### TO BE DONE
Extract each line of the material that follows exactly and omit its pictures.
[START GIVEN RECORDS]
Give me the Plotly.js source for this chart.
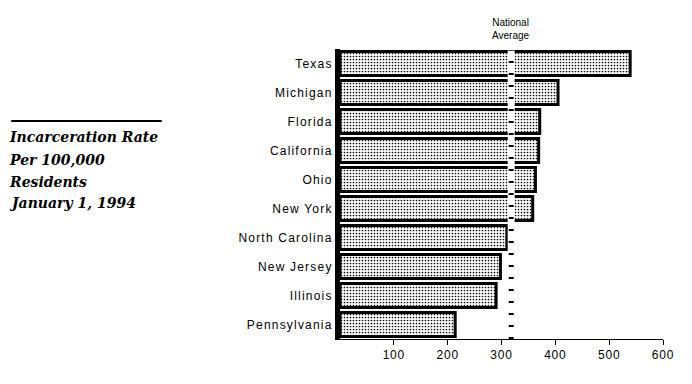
<!DOCTYPE html>
<html>
<head>
<meta charset="utf-8">
<script src="https://cdn.plot.ly/plotly-3.0.1.min.js"></script>
<style>
html,body{margin:0;padding:0;background:#fff;}
#chart{width:692px;height:384px;}
#chart .ytick text{letter-spacing:1.2px;}
#chart .xtick text{letter-spacing:0.8px;}
</style>
</head>
<body>
<div id="chart"></div>
<script>
const states = ["Texas","Michigan","Florida","California","Ohio","New York","North Carolina","New Jersey","Illinois","Pennsylvania"];
const rates = [539, 405, 371, 369, 363, 358, 310, 298, 290, 214];
const nationalAverage = 318;
const xTicks = [100, 200, 300, 400, 500, 600];
const titleLines = ["Incarceration Rate", "Per 100,000", "Residents", "January 1, 1994"];

const trace = {
  type: 'bar',
  orientation: 'h',
  y: states,
  x: rates,
  width: 0.82,
  marker: {
    color: '#ffffff',
    line: {color: '#000000', width: 3},
    pattern: {shape: '.', fgcolor: '#000000', bgcolor: '#ffffff', size: 3, solidity: 0.25}
  },
  hoverinfo: 'none'
};

const layout = {
  width: 692, height: 384,
  margin: {l: 340, r: 29, t: 49, b: 45},
  paper_bgcolor: '#fff', plot_bgcolor: '#fff',
  showlegend: false,
  font: {family: 'Liberation Sans, Arial, sans-serif', color: '#000', size: 12},
  xaxis: {
    range: [0, 600], tickvals: xTicks, ticktext: xTicks.map(String),
    showgrid: false, zeroline: false,
    showline: true, linecolor: '#000', linewidth: 1,
    ticks: 'outside', ticklen: 5, tickwidth: 1, tickcolor: '#000',
    tickfont: {size: 12, family: 'Liberation Sans, Arial, sans-serif'}
  },
  yaxis: {
    autorange: 'reversed', showgrid: false, zeroline: false,
    showline: true, linecolor: '#000', linewidth: 5,
    ticks: '', ticklabelstandoff: 0,
    tickfont: {size: 12, family: 'Liberation Sans, Arial, sans-serif'}
  },
  shapes: [
    {type: 'line', xref: 'x', yref: 'paper', x0: nationalAverage, x1: nationalAverage, y0: 0, y1: 0.995,
     line: {color: '#ffffff', width: 7}, layer: 'above'},
    {type: 'line', xref: 'x', yref: 'paper', x0: nationalAverage, x1: nationalAverage, y0: 0, y1: 0.995,
     line: {color: '#000000', width: 5, dash: '2px,10px'}, layer: 'above'},
    {type: 'line', xref: 'paper', yref: 'paper', x0: -1.018, x1: -0.552, y0: 0.752, y1: 0.752,
     line: {color: '#000', width: 2}}
  ],
  annotations: [
    {xref: 'x', yref: 'paper', x: nationalAverage, y: 1.02, yanchor: 'bottom', xanchor: 'center',
     text: 'National<br>Average', showarrow: false, align: 'center',
     font: {size: 10, family: 'Liberation Sans, Arial, sans-serif'}}
  ]
};

const lineY = [137, 160, 182, 203];
titleLines.forEach((t, i) => {
  layout.annotations.push({
    xref: 'paper', yref: 'paper', x: -1.018, xanchor: 'left', xshift: -4,
    y: (339 - lineY[i]) / 290, yanchor: 'middle', text: '<b><i>' + t + '</i></b>', showarrow: false,
    font: {size: 14, family: 'DejaVu Serif, serif'}
  });
});

Plotly.newPlot('chart', [trace], layout, {staticPlot: true, displayModeBar: false});
</script>
</body>
</html>
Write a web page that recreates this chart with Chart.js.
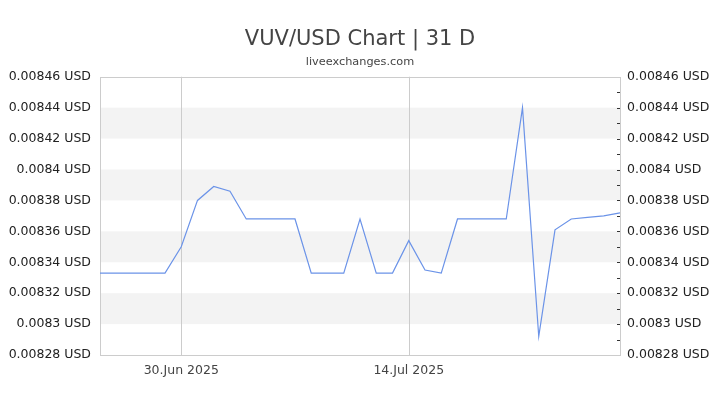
[END GIVEN RECORDS]
### RESULT
Give me the Plotly.js source for this chart.
<!DOCTYPE html>
<html>
<head>
<meta charset="utf-8">
<script src="https://cdn.plot.ly/plotly-3.0.1.min.js"></script>
<style>
html,body{margin:0;padding:0;background:#fff;}
#chart{width:692px;height:384px;}
#chart .ytick text{letter-spacing:1.2px;}
#chart .xtick text{letter-spacing:0.8px;}
</style>
</head>
<body>
<div id="chart"></div>
<script>
const states = ["Texas","Michigan","Florida","California","Ohio","New York","North Carolina","New Jersey","Illinois","Pennsylvania"];
const rates = [539, 405, 371, 369, 363, 358, 310, 298, 290, 214];
const nationalAverage = 318;
const xTicks = [100, 200, 300, 400, 500, 600];
const titleLines = ["Incarceration Rate", "Per 100,000", "Residents", "January 1, 1994"];

const trace = {
  type: 'bar',
  orientation: 'h',
  y: states,
  x: rates,
  width: 0.82,
  marker: {
    color: '#ffffff',
    line: {color: '#000000', width: 3},
    pattern: {shape: '.', fgcolor: '#000000', bgcolor: '#ffffff', size: 3, solidity: 0.25}
  },
  hoverinfo: 'none'
};

const layout = {
  width: 692, height: 384,
  margin: {l: 340, r: 29, t: 49, b: 45},
  paper_bgcolor: '#fff', plot_bgcolor: '#fff',
  showlegend: false,
  font: {family: 'Liberation Sans, Arial, sans-serif', color: '#000', size: 12},
  xaxis: {
    range: [0, 600], tickvals: xTicks, ticktext: xTicks.map(String),
    showgrid: false, zeroline: false,
    showline: true, linecolor: '#000', linewidth: 1,
    ticks: 'outside', ticklen: 5, tickwidth: 1, tickcolor: '#000',
    tickfont: {size: 12, family: 'Liberation Sans, Arial, sans-serif'}
  },
  yaxis: {
    autorange: 'reversed', showgrid: false, zeroline: false,
    showline: true, linecolor: '#000', linewidth: 5,
    ticks: '', ticklabelstandoff: 0,
    tickfont: {size: 12, family: 'Liberation Sans, Arial, sans-serif'}
  },
  shapes: [
    {type: 'line', xref: 'x', yref: 'paper', x0: nationalAverage, x1: nationalAverage, y0: 0, y1: 0.995,
     line: {color: '#ffffff', width: 7}, layer: 'above'},
    {type: 'line', xref: 'x', yref: 'paper', x0: nationalAverage, x1: nationalAverage, y0: 0, y1: 0.995,
     line: {color: '#000000', width: 5, dash: '2px,10px'}, layer: 'above'},
    {type: 'line', xref: 'paper', yref: 'paper', x0: -1.018, x1: -0.552, y0: 0.752, y1: 0.752,
     line: {color: '#000', width: 2}}
  ],
  annotations: [
    {xref: 'x', yref: 'paper', x: nationalAverage, y: 1.02, yanchor: 'bottom', xanchor: 'center',
     text: 'National<br>Average', showarrow: false, align: 'center',
     font: {size: 10, family: 'Liberation Sans, Arial, sans-serif'}}
  ]
};

const lineY = [137, 160, 182, 203];
titleLines.forEach((t, i) => {
  layout.annotations.push({
    xref: 'paper', yref: 'paper', x: -1.018, xanchor: 'left', xshift: -4,
    y: (339 - lineY[i]) / 290, yanchor: 'middle', text: '<b><i>' + t + '</i></b>', showarrow: false,
    font: {size: 14, family: 'DejaVu Serif, serif'}
  });
});

Plotly.newPlot('chart', [trace], layout, {staticPlot: true, displayModeBar: false});
</script>
</body>
</html>
Write a web page that recreates this chart with Chart.js.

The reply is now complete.